The authors use a quantum Monte Carlo approach to calculate the participation entropy in 2D (in the groundstate) and 3D (finite T) Heisenberg antiferromagnets for an embedded 1D line subsystem. They identify a logarithmic scaling term in accord with previous field-theory predicions, which quantifies the spontaneous symmetry-breaking contribution from Goldstone modes. Furthermore, they identify an interesting transition in the dependence of the log-prefactor on the Renyi index, which they associate with a possible thermal transition in the entanglement Hamiltonian.
The numerical results are sound and have been carefully analyzed, including an error analyis in the fitting procedure to the scaling laws. The employed analysis, focusing on the sublattice particpation is original and in good overall accord with recent field-theory predictions with respect to the Goldstone-mode contribution to the log-corrections, which is known to be difficult to extract in e.g. a direct analysis of the entanglement entropy. The obervation of a transition in the Renyi-index dependence and its linkage to the entanglement entropy points towards an interesting perspective for future analysis.
The paper is well written and explains very clearly the overall idea and strategy behind the taken approach.

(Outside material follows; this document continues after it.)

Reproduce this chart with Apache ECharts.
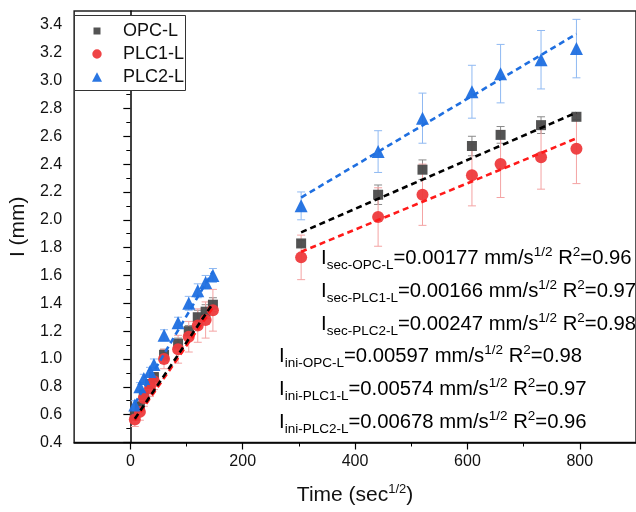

Nevertheless, I think that the presentation should be improved with respect to the points given below:
(1) In addition to Ref. 1, several other general reviews of the topic exist, which should also be cited.
(2) In addition to Ref. 2, the authors should cite also O. A. Castro-Alvaredo and B. Doyon, Phys. Rev. Lett. 108, 120401 (2012), with regards to theory work on the general Goldstone-mode contribution.
(3) At the beginning of 3.1.1, the actual estimator for the limit q->\infnty should be stated (similar to eq (6)) for clarity.
(4) An explicit algorithm should be cited after "Here, we study the system at zero temperatures..." in the second paragraph of 3.1.1.
(5) For the inset of Fig. 2, only two values of J2 are considered, while in the main panel of that figure, more values of J2 are shown. A reason should be given for this selection of J2 values for the inset (it appears that for these two values of J2, data on many more small systems was collected). Why is the most simple case of J2=0 not considered at all?
(6) Why is the convergence in the inset of Fig. 2 from below? Can this be understood?
(7) It appears more appropriate from the present analysis to write that "a transition is detected at q_c", instead of "phase transition", as the later has a defined meaning, and it is unclear, if this really applies here.